7777777phil|7 days ago

well.. exoskeleton vs intern framing matters less than whose cognition gets amplified. AI converges to the mean through next-token prediction, so it amplifies average thinking well but struggles at the tails. The research on this is pretty clear, human-AI pairs only outperform when the human brings real domain knowledge: https://philippdubach.com/posts/the-impossible-backhand/

kokhanserhii|7 days ago

I read this article when you corrected the link.

I have some solidarity with the author's conclusions and doubts in this article, but he substantiates them with very questionable arguments. That is, he presents not some research, but simply one example where nuances are very important.

HOW did they ask about the plausibility of the tennis video, such that the tennis player said it's not people? Here there's a very big difference - either he would simply be watching tennis and say this, or they asked him "Is this a real game or did artificial intelligence draw it?" This is not some significant research (antiplacebo).

And about the architecture of artificial intelligence systems, the author judges by some very popular-science simplified models. But real models are of course unknown to the general public and are corporate secrets.
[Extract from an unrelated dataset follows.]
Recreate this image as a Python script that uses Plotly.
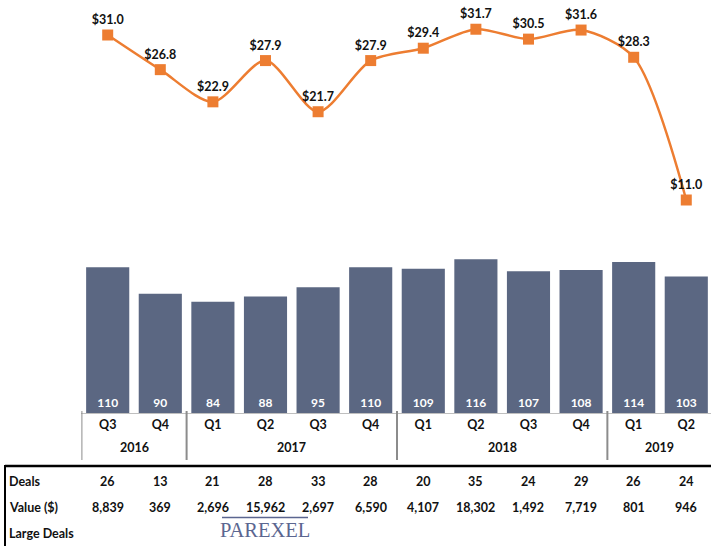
import plotly.graph_objects as go

# ---------------- data ----------------
quarters = ["Q3", "Q4", "Q1", "Q2", "Q3", "Q4", "Q1", "Q2", "Q3", "Q4", "Q1", "Q2"]
years = ["2016", "2016", "2017", "2017", "2017", "2017",
         "2018", "2018", "2018", "2018", "2019", "2019"]
deal_counts = [110, 90, 84, 88, 95, 110, 109, 116, 107, 108, 114, 103]
avg_value = [31.0, 26.8, 22.9, 27.9, 21.7, 27.9, 29.4, 31.7, 30.5, 31.6, 28.3, 11.0]
large_deals = [26, 13, 21, 28, 33, 28, 20, 35, 24, 29, 26, 24]
large_value = [8839, 369, 2696, 15962, 2697, 6590, 4107, 18302, 1492, 7719, 801, 946]
row_labels = ["Deals", "Value ($)", "Large Deals"]

W, H = 711, 546
FONT = "Lato"
BAR_C = "#5B6782"
LINE_C = "#ED7D31"
TXT = "#111111"


def py(px):  # pixel from top -> paper fraction
    return (H - px) / H


idx = list(range(len(quarters)))

fig = go.Figure()
fig.add_trace(go.Bar(
    x=idx, y=deal_counts, width=0.82, marker=dict(color=BAR_C, line=dict(width=0)),
    text=[str(v) for v in deal_counts], textposition="inside", insidetextanchor="start",
    textfont=dict(family=FONT, size=12, color="white", weight="bold"),
    yaxis="y", xaxis="x", showlegend=False, hoverinfo="skip",
))
fig.add_trace(go.Scatter(
    x=idx, y=avg_value, mode="lines+markers+text",
    line=dict(color=LINE_C, width=2.5, shape="spline", smoothing=0.8),
    marker=dict(symbol="square", size=11, color=LINE_C),
    text=[f"${v:.1f}" for v in avg_value], textposition="top center",
    textfont=dict(family=FONT, size=12.5, color=TXT, weight="bold"),
    cliponaxis=False, yaxis="y2", xaxis="x", showlegend=False, hoverinfo="skip",
))

fig.update_layout(
    template="none",
    width=W, height=H, margin=dict(l=0, r=0, t=0, b=0, pad=0), autosize=False,
    paper_bgcolor="white", plot_bgcolor="rgba(0,0,0,0)",
    xaxis=dict(domain=[81.4 / W, 1], range=[-0.5, 11.47], tickvals=idx, ticktext=quarters,
               showgrid=False, zeroline=False, showline=True, linecolor="#BFBFBF", linewidth=1,
               ticks="", tickfont=dict(family=FONT, size=12.5, color=TXT, weight="bold"),
               anchor="y", automargin=False, fixedrange=True),
    yaxis=dict(domain=[py(413), py(240)], range=[0, 173 / 1.3245], visible=False,
               automargin=False, fixedrange=True),
    yaxis2=dict(domain=[py(290.75), 1], range=[0, 290.75 / 8.25], visible=False,
                anchor="x", automargin=False, fixedrange=True),
    font=dict(family=FONT),
)

shapes = []
annotations = []
tf = dict(family=FONT, size=12.5, color=TXT, weight="bold")

# year group labels and dividers
groups = []
for i, y in enumerate(years):
    if not groups or groups[-1][0] != y:
        groups.append([y, i, i])
    else:
        groups[-1][2] = i
for y, a, b in groups:
    annotations.append(dict(x=(a + b) / 2, y=py(447), xref="x", yref="paper", text=y, showarrow=False,
                            xanchor="center", yanchor="middle", font=tf))
    shapes.append(dict(type="line", xref="x", yref="paper", x0=a - 0.5, x1=a - 0.5,
                       y0=py(411), y1=py(460), line=dict(color="#8C8C8C", width=2)))

# table lines
shapes.append(dict(type="line", xref="paper", yref="paper", x0=5 / W, x1=1, y0=py(466), y1=py(466),
                   line=dict(color="black", width=2.5)))
shapes.append(dict(type="line", xref="paper", yref="paper", x0=5 / W, x1=5 / W, y0=py(465), y1=0,
                   line=dict(color="black", width=2)))

row_y = [481, 507, 533]
for lbl, ry in zip(row_labels, row_y):
    annotations.append(dict(x=7 / W, y=py(ry), xref="paper", yref="paper", text=lbl, showarrow=False,
                            xanchor="left", yanchor="middle", font=tf))
for i in idx:
    annotations.append(dict(x=i, y=py(row_y[0]), xref="x", yref="paper", text=str(large_deals[i]),
                            showarrow=False, xanchor="center", yanchor="middle", font=tf))
    annotations.append(dict(x=i, y=py(row_y[1]), xref="x", yref="paper", text=f"{large_value[i]:,}",
                            showarrow=False, xanchor="center", yanchor="middle", font=tf))

# logo
annotations.append(dict(x=265 / W, y=py(530), xref="paper", yref="paper", text="PAREXEL", showarrow=False,
                        xanchor="center", yanchor="middle",
                        font=dict(family="Liberation Serif", size=20.5, color="#5B6690")))
shapes.append(dict(type="line", xref="paper", yref="paper", x0=222 / W, x1=308 / W, y0=py(517.5), y1=py(517.5),
                   line=dict(color="#5B6690", width=1.5)))

fig.update_layout(shapes=shapes, annotations=annotations)
fig.write_html("out.html", config={"displayModeBar": False},
               post_script="document.body.style.margin='0';document.body.style.overflow='hidden';")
The fact that one tennis player pointed to the unrealism of the video doesn't mean he would be able to explain in an artificial intelligence system how to make a realistic video.

kokhanserhii|7 days ago

"Couples are superior to each other" — here

— the concept of couples and their level of exoskeleton proficiency,

— and the concept of "in what way exactly are they superior to each other?"

They are so diverse that conducting any comprehensive, meaningful research is fundamentally impossible at this time. Such research is only possible in a very, very narrow area.